I found the Pinball Hall of Fame in Vegas. They had the old machine we had in our basement growing up (not same one, just same model). Ahhh I miss playing pinball. Too bad I suck at it. But I had fun!!
Yep, the Tooth Fairy. Wearing scrubs and a pair of wings, and teaching dental hygiene to elementary-school kids.
Pros -- Dude, I'm a melodramatic fool when it comes to teaching. And I could get paid to wear glitter and wings to work!
Cons -- Some days, I could easily see myself as that cynical type of cigarette-smoking, flask-sipping anti-fairy: "Bitches, brush your motherfucking teeth. It ain't hard. Up down, all around. Now bring momma a bucket of fries and a martini."

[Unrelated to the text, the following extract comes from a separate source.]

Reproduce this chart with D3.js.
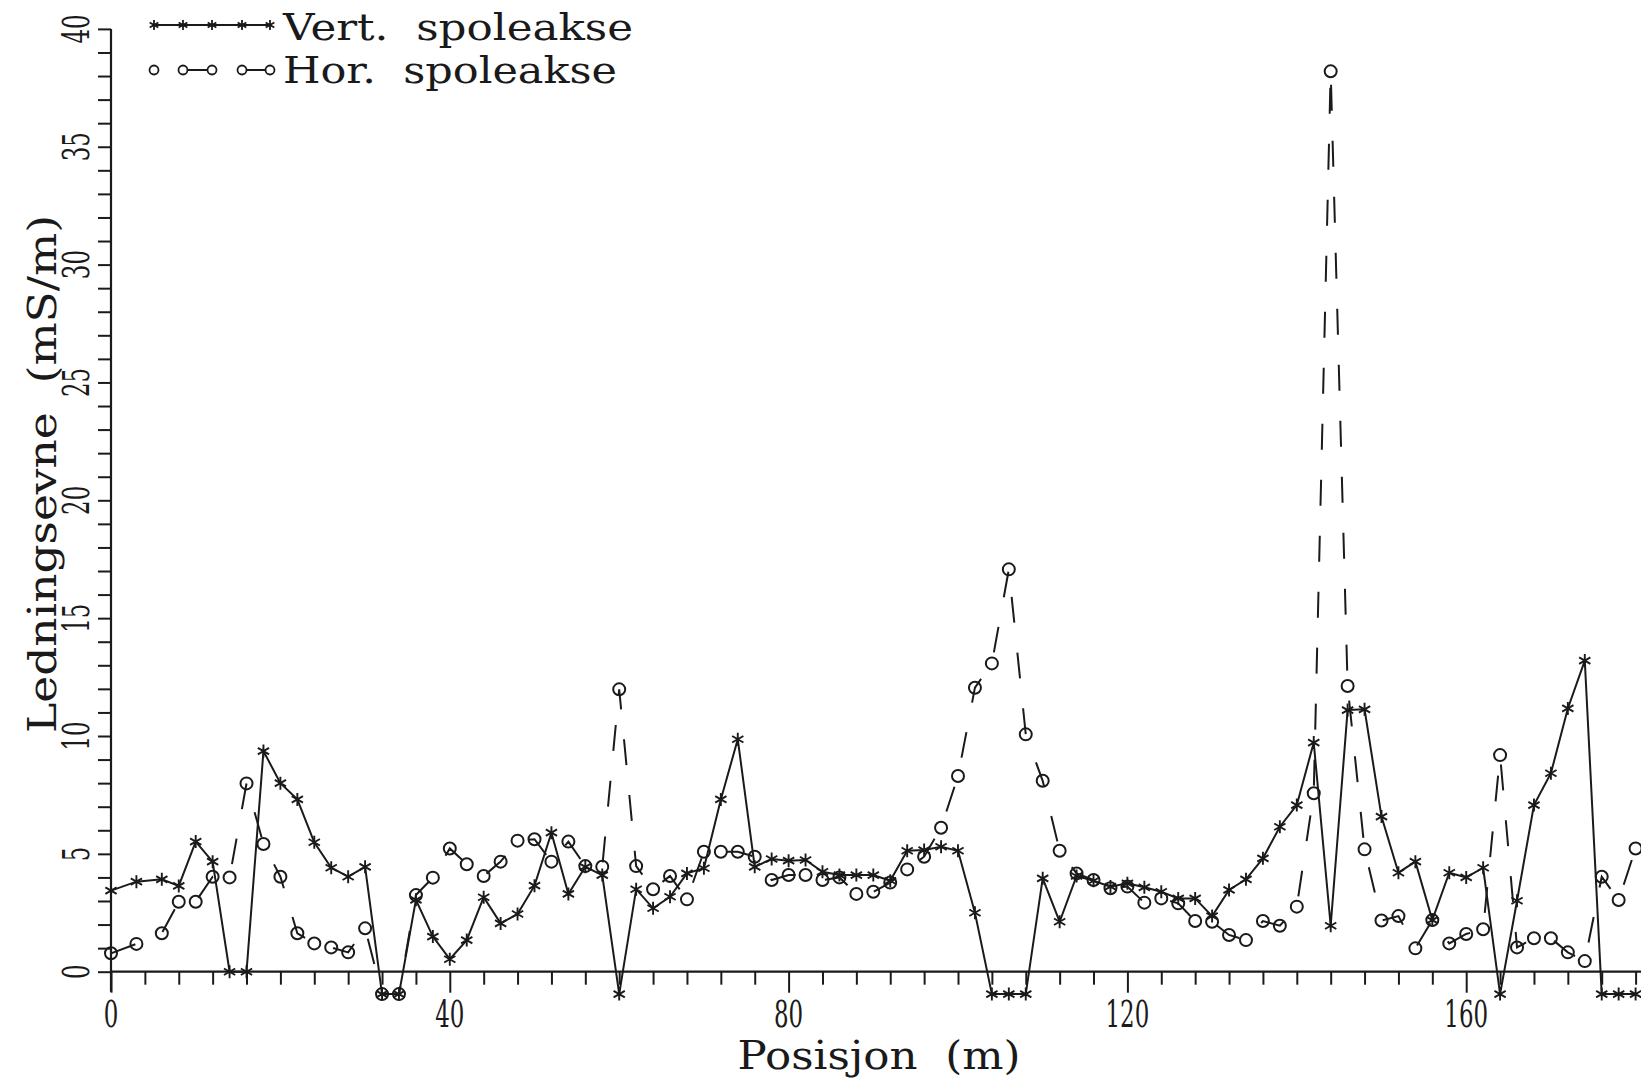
<!DOCTYPE html>
<html>
<head>
<meta charset="utf-8">
<script src="https://cdn.jsdelivr.net/npm/d3@7"></script>
<style>
  body { margin: 0; background: #fff; }
  svg { display: block; }
  text { font-family: "DejaVu Serif", serif; fill: #1a1a1a; }
</style>
</head>
<body>
<svg id="chart" width="1641" height="1081"></svg>
<script>
// posisjon (m) for each measurement
const posisjon = [0, 3, 6, 8, 10, 12, 14, 16, 18, 20, 22, 24, 26, 28, 30, 32, 34, 36, 38, 40,
  42, 44, 46, 48, 50, 52, 54, 56, 58, 60, 62, 64, 66, 68, 70, 72, 74, 76, 78, 80,
  82, 84, 86, 88, 90, 92, 94, 96, 98, 100, 102, 104, 106, 108, 110, 112, 114, 116, 118, 120,
  122, 124, 126, 128, 130, 132, 134, 136, 138, 140, 142, 144, 146, 148, 150, 152, 154, 156, 158, 160,
  162, 164, 166, 168, 170, 172, 174, 176, 178, 180];

// Vert. spoleakse (mS/m), values under the axis are off-scale readings
const vertValues = [3.44, 3.82, 3.92, 3.64, 5.52, 4.67, 0, 0, 9.36, 8.0, 7.31, 5.49, 4.41, 4.03, 4.45, -0.95, -0.95, 3.05, 1.49, 0.53,
  1.34, 3.16, 2.05, 2.45, 3.65, 5.9, 3.3, 4.45, 4.1, -0.95, 3.5, 2.69, 3.18, 4.17, 4.39, 7.31, 9.86, 4.45, 4.78, 4.71,
  4.74, 4.24, 4.1, 4.1, 4.1, 3.86, 5.13, 5.16, 5.3, 5.13, 2.5, -0.95, -0.95, -0.95, 3.96, 2.12, 4.06, 3.86, 3.61, 3.75,
  3.58, 3.39, 3.11, 3.11, 2.36, 3.47, 3.92, 4.81, 6.15, 7.07, 9.72, 1.95, 11.1, 11.13, 6.58, 4.2, 4.67, 2.19, 4.2, 4.0,
  4.41, -0.95, 3.01, 7.07, 8.42, 11.17, 13.2, -0.95, -0.95, -0.95];

// Hor. spoleakse (mS/m)
const horValues = [0.78, 1.18, 1.63, 2.97, 2.97, 4.03, 4.0, 7.99, 5.42, 4.03, 1.63, 1.2, 1.03, 0.82, 1.84, -0.95, -0.95, 3.25, 3.99, 5.23,
  4.56, 4.06, 4.67, 5.56, 5.62, 4.67, 5.52, 4.48, 4.45, 11.98, 4.48, 3.5, 4.06, 3.07, 5.09, 5.09, 5.09, 4.88, 3.89, 4.1,
  4.1, 3.89, 4.0, 3.3, 3.39, 3.78, 4.34, 4.88, 6.11, 8.3, 12.05, 13.08, 17.07, 10.07, 8.1, 5.13, 4.17, 3.89, 3.54, 3.61,
  2.93, 3.11, 2.9, 2.15, 2.12, 1.56, 1.34, 2.15, 1.95, 2.76, 7.57, 38.2, 12.12, 5.19, 2.17, 2.36, 0.99, 2.19, 1.2, 1.6,
  1.8, 9.19, 1.03, 1.42, 1.42, 0.82, 0.45, 4.03, 3.04, 5.23];

const xTicks = d3.range(0, 181, 4);
const xLabels = [0, 40, 80, 120, 160];
const yTicks = d3.range(0, 41, 1);
const yLabels = [0, 5, 10, 15, 20, 25, 30, 35, 40];

const legendItems = ["Vert.  spoleakse", "Hor.  spoleakse"];
const xTitle = "Posisjon  (m)";
const yTitle = "Ledningsevne  (mS/m)";

const W = 1641, H = 1081;
const ink = "#1a1a1a";

const svg = d3.select("#chart");
const x = d3.scaleLinear().domain([0, 180]).range([111, 1635.6]);
const y = d3.scaleLinear().domain([0, 40]).range([971.7, 28.9]);

let vert = posisjon.map((p, i) => ({ p, v: vertValues[i] }));
let hor = posisjon.map((p, i) => ({ p, v: horValues[i] }));

// asterisk marker
let star = r => {
  let c = r * Math.cos(Math.PI / 6), s = r * Math.sin(Math.PI / 6);
  return `M0,${-r}L0,${r}M${-c},${-s}L${c},${s}M${-c},${s}L${c},${-s}`;
};

// ---- axes
let gx = svg.append("g").attr("transform", `translate(0,${y(0)})`)
  .call(d3.axisBottom(x).tickValues(xTicks).tickSize(13).tickSizeOuter(0).tickFormat(""));
gx.select(".domain").remove();
gx.selectAll(".tick line")
  .attr("y2", d => d % 40 === 0 ? 21 : 13)
  .attr("stroke", ink).attr("stroke-width", 2);
gx.append("line").attr("x1", x(0)).attr("x2", W).attr("stroke", ink).attr("stroke-width", 2.2);

let gy = svg.append("g").attr("transform", `translate(${x(0)},0)`)
  .call(d3.axisLeft(y).tickValues(yTicks).tickSize(13).tickSizeOuter(0).tickFormat(""));
gy.select(".domain").remove();
gy.selectAll(".tick line").attr("stroke", ink).attr("stroke-width", 2);
gy.append("line").attr("y1", y(40)).attr("y2", y(0) + 20).attr("stroke", ink).attr("stroke-width", 2.2);

// condensed tick labels
svg.append("g").selectAll("g").data(xLabels).join("g")
  .attr("transform", d => `translate(${x(d)},1027)`)
  .append("text")
    .attr("text-anchor", "middle")
    .attr("transform", "scale(0.62,1)")
    .style("font-size", "37px")
    .text(d => d);

svg.append("g").selectAll("g").data(yLabels).join("g")
  .attr("transform", d => `translate(89,${y(d)}) rotate(-90)`)
  .append("text")
    .attr("text-anchor", "middle")
    .attr("transform", "scale(0.62,1)")
    .style("font-size", "37px")
    .text(d => d);

// titles
svg.append("text")
  .attr("x", 879).attr("y", 1069)
  .attr("text-anchor", "middle")
  .attr("textLength", 283).attr("lengthAdjust", "spacingAndGlyphs")
  .style("font-size", "40px").style("white-space", "pre")
  .text(xTitle);

svg.append("text")
  .attr("transform", "translate(56,474) rotate(-90)")
  .attr("text-anchor", "middle")
  .attr("textLength", 518).attr("lengthAdjust", "spacingAndGlyphs")
  .style("font-size", "40px").style("white-space", "pre")
  .text(yTitle);

// ---- Hor. spoleakse: dashed line, open circles
svg.append("path")
  .datum(hor)
  .attr("d", d3.line().x(d => x(d.p)).y(d => y(d.v)))
  .attr("fill", "none").attr("stroke", ink).attr("stroke-width", 2)
  .attr("stroke-dasharray", "26 30");

svg.append("g").selectAll("circle").data(hor).join("circle")
  .attr("cx", d => x(d.p)).attr("cy", d => y(d.v)).attr("r", 6)
  .attr("fill", "none").attr("stroke", ink).attr("stroke-width", 2);

// ---- Vert. spoleakse: solid line, asterisks
svg.append("path")
  .datum(vert)
  .attr("d", d3.line().x(d => x(d.p)).y(d => y(d.v)))
  .attr("fill", "none").attr("stroke", ink).attr("stroke-width", 2);

svg.append("g").selectAll("path").data(vert).join("path")
  .attr("transform", d => `translate(${x(d.p)},${y(d.v)})`)
  .attr("d", star(6.5))
  .attr("fill", "none").attr("stroke", ink).attr("stroke-width", 1.9);

// ---- legend
const legX = [154, 183, 212, 242, 270];
let leg = svg.append("g");
leg.append("line").attr("x1", legX[0]).attr("x2", legX[4]).attr("y1", 25).attr("y2", 25)
  .attr("stroke", ink).attr("stroke-width", 2);
leg.selectAll("path.s").data(legX).join("path").attr("class", "s")
  .attr("transform", d => `translate(${d},25)`)
  .attr("d", star(5)).attr("fill", "none").attr("stroke", ink).attr("stroke-width", 1.8);
leg.selectAll("line.h").data([[1, 2], [3, 4]]).join("line").attr("class", "h")
  .attr("x1", d => legX[d[0]]).attr("x2", d => legX[d[1]]).attr("y1", 70).attr("y2", 70)
  .attr("stroke", ink).attr("stroke-width", 2);
leg.selectAll("circle").data(legX).join("circle")
  .attr("cx", d => d).attr("cy", 70).attr("r", 4.5)
  .attr("fill", "#fff").attr("stroke", ink).attr("stroke-width", 1.8);

leg.selectAll("text").data(legendItems).join("text")
  .attr("x", 283).attr("y", (d, i) => i === 0 ? 40 : 83)
  .attr("textLength", (d, i) => i === 0 ? 350 : 334).attr("lengthAdjust", "spacingAndGlyphs")
  .style("font-size", "38px").style("white-space", "pre")
  .text(d => d);
</script>
</body>
</html>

Make-up would be fun, though; I worked for Lancome in the 90's, and I'm a big ol' make-up ho who does liquid liner with a steady hand and a kick-ass smoky eye.
Dear god, why am I up so early?
Cons -- Some days, I could easily see myself as that cynical type of cigarette-smoking, flask-sipping anti-fairy: "Bitches, brush your motherfucking teeth. It ain't hard. Up down, all around. Now bring momma a bucket of fries and a martini."
I would have paid folding green money for this when my kids were little. But then, I'm not exactly winning any parent of the year awards any time soon.
Make-up would be fun, though; I worked for Lancome in the 90's, and I'm a big ol' make-up ho who does liquid liner with a steady hand and a kick-ass smoky eye.
I need you to teach me how to do liquid liner.
Dear god, why am I up so early?
You have to get the teeth while the kids are still asleep.
Barb, if I have to take a job as the Tooth Fairy to make ends meet while writing, you are taking up a collection to fly me to the next RWA meeting to accompany you as the Motherfuckin' Muse Fairy.
I'll be on a panel, and I'll thwap people with a Nook:
"Here, your fucking writer's block is gone. Now you have a concussion. Getcha ass in the chair anyway, and write some shit. That scene needed a little hot blood anyway. Now, get the Muse some potato skins and a gimlet before I condemn you to a life of Mary Sues."
Happy birthday, Barb, from the Motherfuckin' Muse Fairy!
I worked from 5 til 7:30, then I went back to bed for 2 hours. That NEVER EVER happens -- like, end of days shit. I'd had a cup of coffee, too.
I dreamed of literally herding cats. In and out of a garage. Brain says, your stress, let me show you it...
How much do I love the Motherfuckin' Muse Fairy?! A whole helluva lot.
I have To Much To Do To to create a site about the MMF with a random inspirational quote generator, right?!
I have To Much To Do To to create a site about the MMF with a random inspirational quote generator, right?!
Your subconcious would like to know how to make the dream symbolism clearer.